To do:
Without the pictures, extract every line from the start of the material to the line containing "(152,222) rectangle (531,410);", both ends included.

Given data:
---

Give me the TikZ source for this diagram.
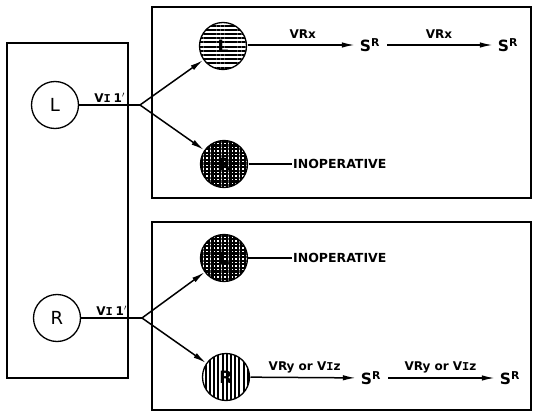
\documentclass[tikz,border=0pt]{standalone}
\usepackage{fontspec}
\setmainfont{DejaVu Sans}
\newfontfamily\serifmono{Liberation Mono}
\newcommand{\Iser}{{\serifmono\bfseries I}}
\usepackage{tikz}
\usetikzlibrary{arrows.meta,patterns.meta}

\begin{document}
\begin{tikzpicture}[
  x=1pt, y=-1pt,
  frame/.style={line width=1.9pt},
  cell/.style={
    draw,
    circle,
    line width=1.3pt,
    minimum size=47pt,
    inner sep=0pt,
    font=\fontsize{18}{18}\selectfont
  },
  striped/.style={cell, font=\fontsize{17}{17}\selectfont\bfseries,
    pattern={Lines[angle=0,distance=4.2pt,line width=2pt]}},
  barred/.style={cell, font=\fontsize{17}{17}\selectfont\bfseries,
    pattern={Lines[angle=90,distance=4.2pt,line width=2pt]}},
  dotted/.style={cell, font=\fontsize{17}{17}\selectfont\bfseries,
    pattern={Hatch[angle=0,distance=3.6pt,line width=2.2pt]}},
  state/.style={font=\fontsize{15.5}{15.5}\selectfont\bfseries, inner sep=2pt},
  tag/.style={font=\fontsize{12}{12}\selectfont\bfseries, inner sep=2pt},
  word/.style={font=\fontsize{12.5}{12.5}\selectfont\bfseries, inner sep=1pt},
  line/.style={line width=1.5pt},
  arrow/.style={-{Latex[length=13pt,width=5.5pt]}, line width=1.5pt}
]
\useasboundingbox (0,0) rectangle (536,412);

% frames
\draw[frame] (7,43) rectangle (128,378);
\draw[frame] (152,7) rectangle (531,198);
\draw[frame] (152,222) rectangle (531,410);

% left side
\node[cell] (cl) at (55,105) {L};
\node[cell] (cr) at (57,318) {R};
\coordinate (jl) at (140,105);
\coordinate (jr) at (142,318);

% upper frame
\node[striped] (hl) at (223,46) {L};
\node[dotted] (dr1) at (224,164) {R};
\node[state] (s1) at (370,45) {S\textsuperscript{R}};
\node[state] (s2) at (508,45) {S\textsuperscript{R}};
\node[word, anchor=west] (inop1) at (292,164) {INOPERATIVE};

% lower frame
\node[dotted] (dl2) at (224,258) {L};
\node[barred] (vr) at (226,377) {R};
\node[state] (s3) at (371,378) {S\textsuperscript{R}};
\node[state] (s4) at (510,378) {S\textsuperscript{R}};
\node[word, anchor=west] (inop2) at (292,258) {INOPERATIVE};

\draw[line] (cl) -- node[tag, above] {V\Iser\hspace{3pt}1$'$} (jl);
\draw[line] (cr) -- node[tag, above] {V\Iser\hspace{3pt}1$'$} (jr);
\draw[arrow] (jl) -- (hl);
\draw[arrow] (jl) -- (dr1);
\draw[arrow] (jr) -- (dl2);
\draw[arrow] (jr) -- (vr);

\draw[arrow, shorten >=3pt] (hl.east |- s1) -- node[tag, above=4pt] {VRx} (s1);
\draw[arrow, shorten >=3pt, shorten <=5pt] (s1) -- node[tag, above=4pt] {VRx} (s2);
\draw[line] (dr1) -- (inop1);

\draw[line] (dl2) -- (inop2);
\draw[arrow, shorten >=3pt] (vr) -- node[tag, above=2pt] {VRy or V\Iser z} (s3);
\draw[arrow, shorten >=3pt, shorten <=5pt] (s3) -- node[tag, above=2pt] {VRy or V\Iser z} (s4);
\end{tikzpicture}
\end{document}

---

Result for this task:
Give me the TikZ source for this diagram.
\documentclass[tikz,border=0pt]{standalone}
\usepackage{fontspec}
\setmainfont{DejaVu Sans}
\newfontfamily\serifmono{Liberation Mono}
\newcommand{\Iser}{{\serifmono\bfseries I}}
\usepackage{tikz}
\usetikzlibrary{arrows.meta,patterns.meta}

\begin{document}
\begin{tikzpicture}[
  x=1pt, y=-1pt,
  frame/.style={line width=1.9pt},
  cell/.style={
    draw,
    circle,
    line width=1.3pt,
    minimum size=47pt,
    inner sep=0pt,
    font=\fontsize{18}{18}\selectfont
  },
  striped/.style={cell, font=\fontsize{17}{17}\selectfont\bfseries,
    pattern={Lines[angle=0,distance=4.2pt,line width=2pt]}},
  barred/.style={cell, font=\fontsize{17}{17}\selectfont\bfseries,
    pattern={Lines[angle=90,distance=4.2pt,line width=2pt]}},
  dotted/.style={cell, font=\fontsize{17}{17}\selectfont\bfseries,
    pattern={Hatch[angle=0,distance=3.6pt,line width=2.2pt]}},
  state/.style={font=\fontsize{15.5}{15.5}\selectfont\bfseries, inner sep=2pt},
  tag/.style={font=\fontsize{12}{12}\selectfont\bfseries, inner sep=2pt},
  word/.style={font=\fontsize{12.5}{12.5}\selectfont\bfseries, inner sep=1pt},
  line/.style={line width=1.5pt},
  arrow/.style={-{Latex[length=13pt,width=5.5pt]}, line width=1.5pt}
]
\useasboundingbox (0,0) rectangle (536,412);

% frames
\draw[frame] (7,43) rectangle (128,378);
\draw[frame] (152,7) rectangle (531,198);
\draw[frame] (152,222) rectangle (531,410);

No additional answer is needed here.